View Single Post 2014-12-06, 03:15   #59
ewmayer
2ω=0

Sep 2002
República de California

2·11·13·41 Posts Quote:
 Originally Posted by legendarymudkip Is the carry step like with the GS method? So say if you had (48,52,52,52), would you then get the result 52+520+5200+48000=53772? If not, how else would you do it?
Assuming digit significance (power of 10) decreases from left to right, yes. But in practice we would start with the 0-index output term, the rightmost 52 in your notation, and work our way upward (leftward) like so, with the left-column index indicating power of 10, and /= denoting integer (truncating) divde and %= indicating (nonnegative-output) modulo:

0: 52, /= 5 (carry), %= 2;
1: 5+52, /= 5 (carry), %= 7;
2: 5+52, /= 5 (carry), %= 7;
3: 5+48, /= 5 (carry), %= 3;
4: 5+0, no carry, hence done.

Now *really* in practice we would use a modulo based on nearest-int rounding of the DIV result, yielding a balanced-digit representation of the result, 53772, which has much better numerical properties as far as the next FFT-squaring (assuming one occurs) is concerned. Same as above, but everytime the %= result is > 5 (i.e. half the base) we subtract 10 from the current digit and increment the carry by 1 to account for the -10:

0: 52, /= 5 (carry), %= 2;
1: 5+52, /= 6 (carry), %= -3;
2: 6+52, /= 6 (carry), %= -2;
3: 6+48, /= 5 (carry), %= 4;
4: 5+0, no carry, hence done.

Check the result: 2 + 10*( -3 + 10*( -2 + 10*( 4 + 10*(5)))) = 53772, as expected.

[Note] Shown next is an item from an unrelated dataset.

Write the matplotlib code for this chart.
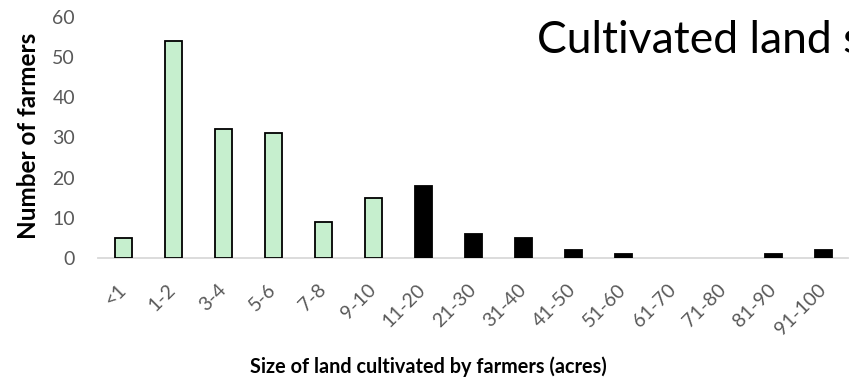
import matplotlib
matplotlib.use("Agg")
import matplotlib.pyplot as plt

categories = ["<1", "1-2", "3-4", "5-6", "7-8", "9-10", "11-20", "21-30",
              "31-40", "41-50", "51-60", "61-70", "71-80", "81-90", "91-100"]
farmers = [5, 54, 32, 31, 9, 15, 18, 6, 5, 2, 1, 0, 0, 1, 2]
small_holdings = 6  # first six classes drawn in light green

plt.rcParams['font.family'] = ['Lato', 'DejaVu Sans']

W, H = 849, 381
fig = plt.figure(figsize=(W / 100, H / 100), dpi=100)
ax = fig.add_axes([98 / W, 1 - 258 / H, 750 / W, (258 - 17) / H])

x = list(range(len(categories)))
colors = ["#C6EFCE" if i < small_holdings else "black" for i in x]
edge_widths = [1.3 if v > 0 else 0 for v in farmers]
ax.bar(x, farmers, width=0.34, color=colors, edgecolor="black",
       linewidth=edge_widths, zorder=3)

ax.set_xlim(-0.5, len(categories) - 0.5)
ax.set_ylim(0, 60)
ax.set_yticks(range(0, 61, 10))
ax.tick_params(axis='y', length=0, labelsize=14, labelcolor="#595959", pad=16.5)
ax.set_xticks(x)
ax.set_xticklabels(categories, rotation=45, ha="right", va="center",
                   rotation_mode="anchor")
ax.tick_params(axis='x', length=0, labelsize=14, labelcolor="#595959", pad=21)

for s in ["top", "right", "left"]:
    ax.spines[s].set_visible(False)
ax.spines["bottom"].set_color("#D9D9D9")
ax.spines["bottom"].set_linewidth(1.3)

fig.text(29 / W, 1 - 136 / H, "Number of farmers", rotation=90, ha="center", va="center",
         fontsize=17.5, fontweight="bold")
fig.text(428 / W, 1 - 367 / H, "Size of land cultivated by farmers (acres)", ha="center",
         va="center", fontsize=14.3, fontweight="bold")
# Chart title runs off the right edge of the canvas
fig.text(537 / W, 1 - 53 / H, "Cultivated land size", ha="left", va="baseline",
         fontsize=32)

fig.savefig("out.png", dpi=100)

In the case where the "coin lands on its edge" (%= 5 in base-10) you can either use an IEEE-compliant round-to-nearest-even (if your hardware can do that efficiently), or just take whichever direction your preferred NINT emulation (e.g. NINT(x) = (x + c) - c, where the "magic constant" c = 0.75*2^b and b = #bits of the mantissa in your floating point type) - which of the 2 is not crucial, in my experience with these types of computations.